Deeply weird coincidence alert: I broke disk 1 of this set the other night, and so we started the second disk tonight. That means that this morning and this evening we happened to watch two separate programs that were filmed on the grounds of Grim’s Dyke Hotel. It appears in several episodes of The Champions, including “The Mission,” and was also the villain’s stately manor in the Avengers episode “Game.” I kept thinking to myself “Man, this big house looks familiar.” Well, that’s because you just saw it ten hours ago, Holmes.

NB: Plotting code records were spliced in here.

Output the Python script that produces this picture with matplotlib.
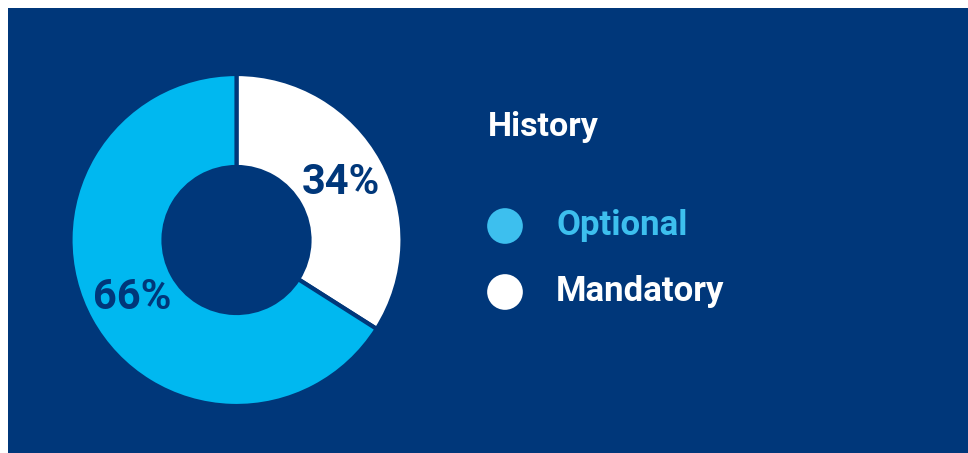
import matplotlib.pyplot as plt
from matplotlib.patches import Rectangle

# donut data, in clockwise order from 12 o'clock
pie_labels = ["Mandatory", "Optional"]
pie_values = [34, 66]
pie_colors = ["#ffffff", "#00b8f0"]

# legend entries, top to bottom
legend_title = "History"
legend_labels = ["Optional", "Mandatory"]
legend_colors = ["#3dbfee", "#ffffff"]

BG = "#00377a"
W, H = 968, 453

fig = plt.figure(figsize=(W / 100, H / 100), dpi=100, facecolor="white")
ax = fig.add_axes([0, 0, 1, 1])
ax.set_facecolor("white")

# blue panel with a thin white margin on top and left
ax.add_patch(Rectangle((8, 0), W - 8, H - 8, facecolor=BG, edgecolor="none", zorder=0))

r_out, r_in = 166, 73
ax.pie(pie_values, colors=pie_colors, startangle=90, counterclock=False,
       radius=r_out, center=(236.5, H - 240),
       autopct="%d%%", pctdistance=(r_out + r_in) / 2 / r_out,
       wedgeprops=dict(width=r_out - r_in, edgecolor=BG, linewidth=3),
       textprops=dict(color=BG, fontsize=30, fontweight="bold", family="Roboto"))

ax.text(488, H - 127, legend_title, color="white", fontsize=24.5, fontweight="bold",
        family="Roboto", ha="left", va="center")
for i, (lab, col) in enumerate(zip(legend_labels, legend_colors)):
    y = H - (226 + i * 66)
    ax.scatter([505], [y], s=660, color=col, edgecolors="none", zorder=3)
    ax.text(556, y, lab, color=col, fontsize=25, fontweight="bold",
            family="Roboto", ha="left", va="center")

ax.set_xlim(0, W)
ax.set_ylim(0, H)
ax.set_aspect("auto")
ax.axis("off")

fig.savefig("out.png", dpi=100, facecolor="white")
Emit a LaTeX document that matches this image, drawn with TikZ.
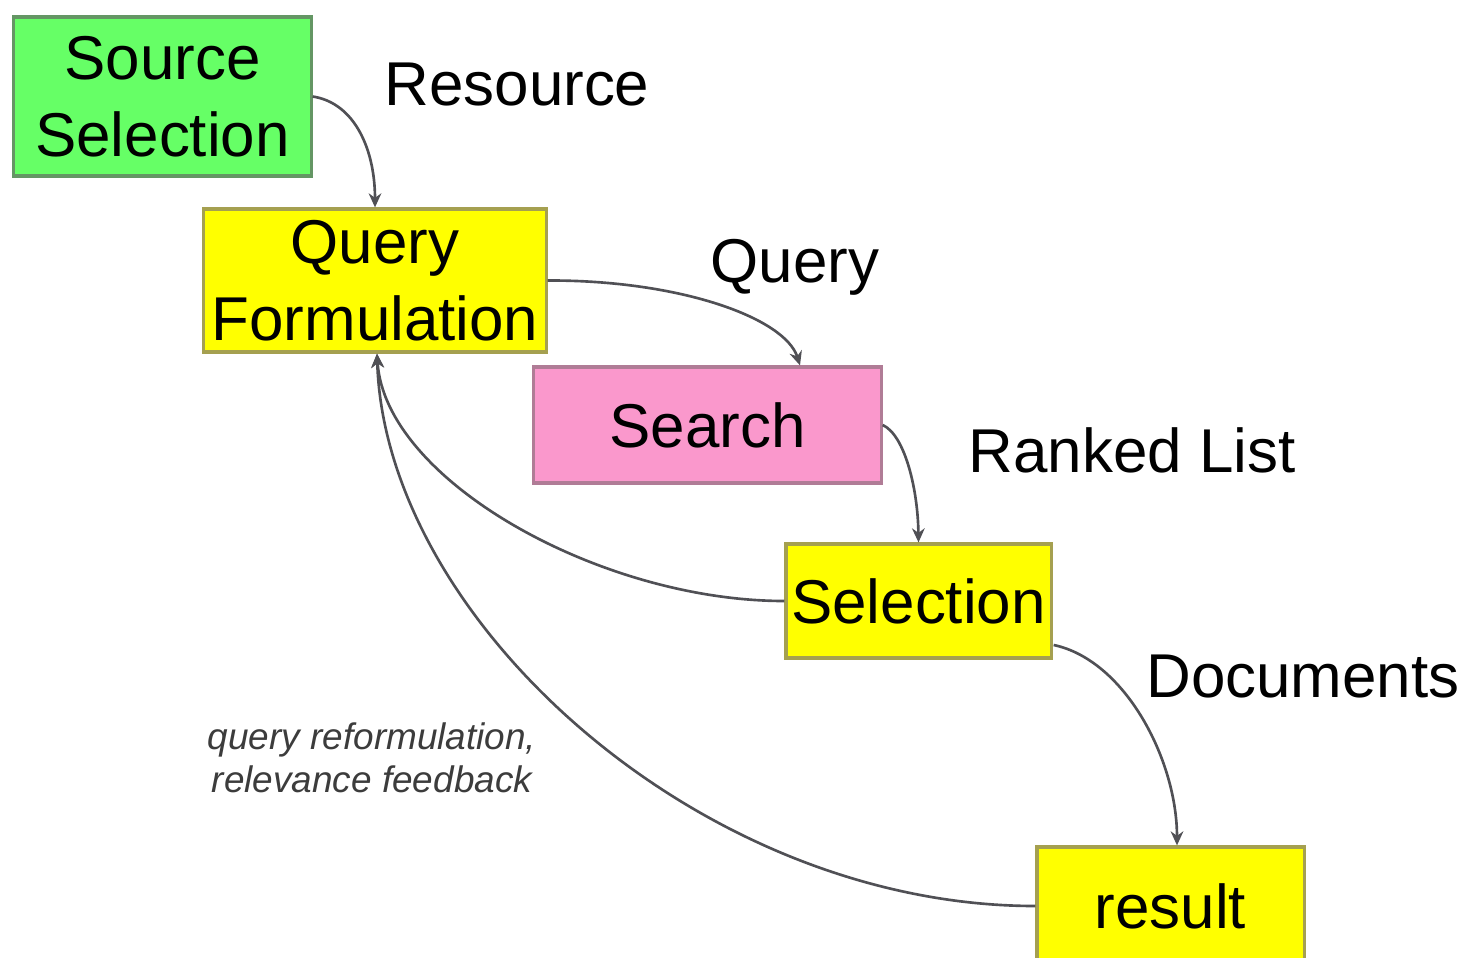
\documentclass[tikz,border=0pt]{standalone}
\usepackage{fontspec}
\setmainfont{Liberation Sans}
\usetikzlibrary{arrows.meta,calc}
\definecolor{boxgreen}{RGB}{102,255,102}
\definecolor{boxgreenline}{RGB}{100,150,100}
\definecolor{boxyellow}{RGB}{255,255,0}
\definecolor{boxyellowline}{RGB}{165,160,80}
\definecolor{boxpink}{RGB}{250,152,204}
\definecolor{boxpinkline}{RGB}{176,124,150}
\definecolor{linkgray}{RGB}{80,80,85}
\definecolor{notegray}{RGB}{60,60,60}
\tikzset{
  procbox/.style={draw, line width=0.9pt, inner sep=0pt, align=center,
    font=\fontsize{17.6pt}{22pt}\selectfont},
  greenbox/.style={procbox, fill=boxgreen, draw=boxgreenline},
  yellowbox/.style={procbox, fill=boxyellow, draw=boxyellowline},
  pinkbox/.style={procbox, fill=boxpink, draw=boxpinkline},
  flowlabel/.style={anchor=base, inner sep=0pt, font=\fontsize{17.6pt}{22pt}\selectfont},
  notelabel/.style={anchor=base, inner sep=0pt, text=notegray, align=center,
    font=\fontsize{10.5pt}{12pt}\selectfont\itshape},
  link/.style={draw=linkgray, line width=0.75pt, -{Stealth[length=4pt,width=3.6pt]}},
}
\begin{document}
\begin{tikzpicture}[x=0.01cm, y=-0.01cm]
\useasboundingbox (0,0) rectangle (1466,957);
\fill[white] (0,0) rectangle (1466,957);

\node[greenbox, minimum width=2.97cm, minimum height=1.59cm] (src) at (162.5,96.5) {Source\\Selection};
\node[yellowbox, minimum width=3.42cm, minimum height=1.43cm] (qf) at (375,280.5) {Query\\Formulation};
\node[pinkbox, minimum width=3.47cm, minimum height=1.16cm] (search) at (707.5,425) {Search};
\node[yellowbox, minimum width=2.65cm, minimum height=1.14cm] (sel) at (918.5,601) {Selection};
\node[yellowbox, minimum width=2.67cm, minimum height=1.18cm] (res) at (1170.5,906) {result};

\node[flowlabel] (lres) at (517,105) {Resource};
\node[flowlabel] (lquery) at (795,282) {Query};
\node[flowlabel] (lrank) at (1132,472) {Ranked List};
\node[flowlabel] (ldocs) at (1303,697) {Documents};
\node[notelabel] (lnote) at (372,792) {query reformulation,\\relevance feedback};

\coordinate (qfin) at ($(qf.south)+(2,0)$);
\coordinate (searchin) at ($(search.north)+(92.5,0)$);
\coordinate (selout) at ($(sel.east)+(1,44)$);
\coordinate (resin) at ($(res.north)+(6.5,0)$);

\path[link] (src.east) .. controls (355,103) and (375,150) .. (qf.north);
\path[link] (qf.east) .. controls (680,280) and (785,318) .. (searchin);
\path[link] (search.east) .. controls (905,435) and (918,490) .. (sel.north);
\path[link] (selout) .. controls (1125,660) and (1177,760) .. (resin);
\path[link] (sel.west) .. controls (600,601) and (385,480) .. (qfin);
\path[link] (res.west) .. controls (700,906) and (385,620) .. (qfin);
\end{tikzpicture}
\end{document}
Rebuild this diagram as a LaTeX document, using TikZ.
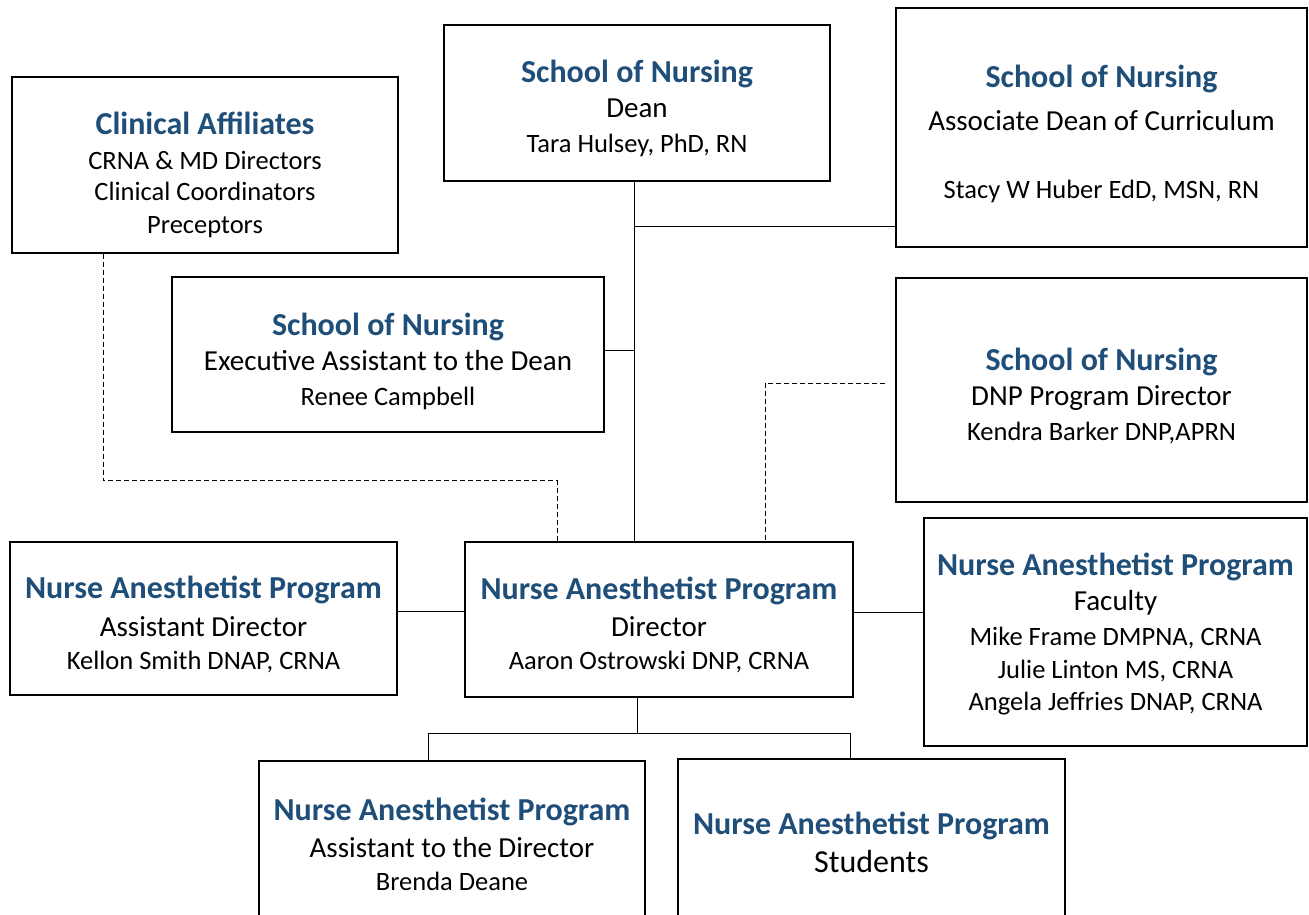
\documentclass[tikz,border=0pt]{standalone}
\usepackage{fontspec}
\setmainfont{Carlito}

\definecolor{headblue}{RGB}{31,78,121}
\newcommand{\unithead}[1]{{\fontsize{32}{38}\selectfont\bfseries\color{headblue}#1}}
\newcommand{\who}[1]{{\fontsize{26.5}{33}\selectfont #1}}

\begin{document}
\begin{tikzpicture}[x=1pt,y=-1pt,
    box/.style={draw,line width=1.4pt,inner sep=0pt},
    lines/.style={align=center,inner sep=0pt,anchor=north,font=\fontsize{29}{35}\selectfont},
    link/.style={line width=0.9pt},
    dashlink/.style={line width=0.9pt,dash pattern=on 5pt off 3pt}]
  \useasboundingbox (0,0) rectangle (1309,915);
  \clip (0,0) rectangle (1309,915);

  % boxes
  \node[box,minimum width=386pt,minimum height=176pt] (clin) at (205,165) {};
  \node[box,minimum width=386pt,minimum height=156pt] (dean) at (637,103) {};
  \node[box,minimum width=411pt,minimum height=239pt] (assoc) at (1101.5,127.5) {};
  \node[box,minimum width=432pt,minimum height=155pt] (exec) at (388,354.5) {};
  \node[box,minimum width=411pt,minimum height=224pt] (dnp) at (1101.5,390) {};
  \node[box,minimum width=387pt,minimum height=153pt] (adir) at (203.5,618.5) {};
  \node[box,minimum width=388pt,minimum height=155pt] (dir) at (659,619.5) {};
  \node[box,minimum width=383pt,minimum height=228pt] (fac) at (1115.5,632) {};
  \node[box,minimum width=386pt,minimum height=164pt] (asst) at (452,843) {};
  \node[box,minimum width=387pt,minimum height=166pt] (stud) at (871.5,842) {};

  % texts
  \node[lines] (clinT) at ([yshift=-35pt]clin.north)
    {\unithead{Clinical Affiliates}\\ \who{CRNA \& MD Directors}\\[-4pt] \who{Clinical Coordinators}\\[-2pt] \who{Preceptors}};
  \node[lines] (deanT) at ([yshift=-36pt]dean.north)
    {\unithead{School of Nursing}\\ Dean\\ \who{Tara Hulsey, PhD, RN}};
  \node[lines] (assocT) at ([yshift=-58pt]assoc.north)
    {\unithead{School of Nursing}\\[8pt] Associate Dean of Curriculum\\[33pt] \who{Stacy W Huber EdD, MSN, RN}};
  \node[lines] (execT) at ([yshift=-37pt]exec.north)
    {\unithead{School of Nursing}\\ Executive Assistant to the Dean\\ \who{Renee Campbell}};
  \node[lines] (dnpT) at ([yshift=-71pt]dnp.north)
    {\unithead{School of Nursing}\\ DNP Program Director\\ \who{Kendra Barker DNP,APRN}};
  \node[lines] (adirT) at ([yshift=-34pt]adir.north)
    {\unithead{Nurse Anesthetist Program}\\[3pt] Assistant Director\\[-2pt] \who{Kellon Smith DNAP, CRNA}};
  \node[lines] (dirT) at ([yshift=-35pt]dir.north)
    {\unithead{Nurse Anesthetist Program}\\[2pt] Director\\[-2pt] \who{Aaron Ostrowski DNP, CRNA}};
  \node[lines] (facT) at ([yshift=-35pt]fac.north)
    {\unithead{Nurse Anesthetist Program}\\ Faculty\\ \who{Mike Frame DMPNA, CRNA}\\[-2pt] \who{Julie Linton MS, CRNA}\\[-3pt] \who{Angela Jeffries DNAP, CRNA}};
  \node[lines] (asstT) at ([yshift=-37pt]asst.north)
    {\unithead{Nurse Anesthetist Program}\\[2pt] Assistant to the Director\\[-2pt] \who{Brenda Deane}};
  \node[lines] (studT) at ([yshift=-53pt]stud.north)
    {\unithead{Nurse Anesthetist Program}\\[3pt] {\fontsize{32}{38}\selectfont Students}};

  % solid lines
  \coordinate (trunk) at (634,226);
  \draw[link] (trunk |- dean.south) -- (trunk |- dir.north);
  \draw[link] (trunk) -- (trunk -| assoc.west);
  \draw[link] ([yshift=4pt]exec.east) -- ([yshift=4pt]exec.east -| trunk);
  \draw[link] ([yshift=7pt]adir.east) -- ([yshift=7pt]adir.east -| dir.west);
  \draw[link] ([yshift=7pt]dir.east) -- ([yshift=7pt]dir.east -| fac.west);
  \draw[link] ([xshift=-22pt]dir.south) -- ++(0,36) coordinate (fork);
  \draw[link] ([xshift=-24pt]asst.north) |- (fork) -| ([xshift=-21.5pt]stud.north);

  % dotted lines
  \draw[dashlink] ([xshift=-102pt]clin.south) -- ++(0,227) -| ([xshift=-102pt]dir.north);
  \draw[dashlink] ([xshift=-10pt,yshift=7pt]dnp.west) -| ([xshift=106pt]dir.north);
\end{tikzpicture}
\end{document}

I deliberately don’t know a great deal about Randall and Hopkirk (Deceased), but I’ve read many times that Jeff Randall gets clobbered more than your average TV hero. In Donald James’s “You Can Always Find a Fall Guy,” he gets one heck of a beatdown, not a simple club on the back of the head like Simon Templar often received. Amusingly, Jeremy Young plays a character who owns the houseboat where Randall gets the daylights thrashed out of him, but he’s an effete dandy who cowers against the wall when the real bad guy storms in to do the business. Since we’ve seen Young cast as a villain and give a good account of himself in so many other programs, usually with a sword in hand, I found that funny.
Joining Young this week are several other familiar faces, including Patrick Barr, Juliet Harmer, Garfield Morgan, and Tony Steedman. None of these actors took me out of the experience nearly as much as a throwaway sign on a grocery store window. The episode is packed with lovely location filming on the streets of London, and in one scene, finished back in the studio with rear-screen projection, Mike Pratt and Garfield Morgan are having a conversation in a parked car. There’s a sticker on the grocers’ window for Findus. I don’t know that Findus products were ever sold in North America; I only know them as the purveyors of fish fingers with a crumb-crisp coating. Takes me right out of the action when I’m replaying Orson Welles commercials in my head. At least I didn’t subject my family to my poor Welles impression.
It’s a great story with some really amusing ghost business. Our son really enjoyed the scene where Marty puts the frighteners on a pair of guard dogs, but I most loved the moment where Marty visits several hospitals in London looking for just the right surgical situation. I think this would be a fine little show even if one of the detectives wasn’t a ghost, but since he is, the writers are finding a lot of humor in the situation.
Numbering note: Not that I imagine anybody’s all that bothered, but we’re watching The Champions in broadcast order and Randall and Hopkirk (Deceased) in production order because I have no idea what The Champions’ production order is, and there’s a downright terrific R&H site that you should visit and bookmark that confirms the Network DVDs have the episodes in the sequence that they were made.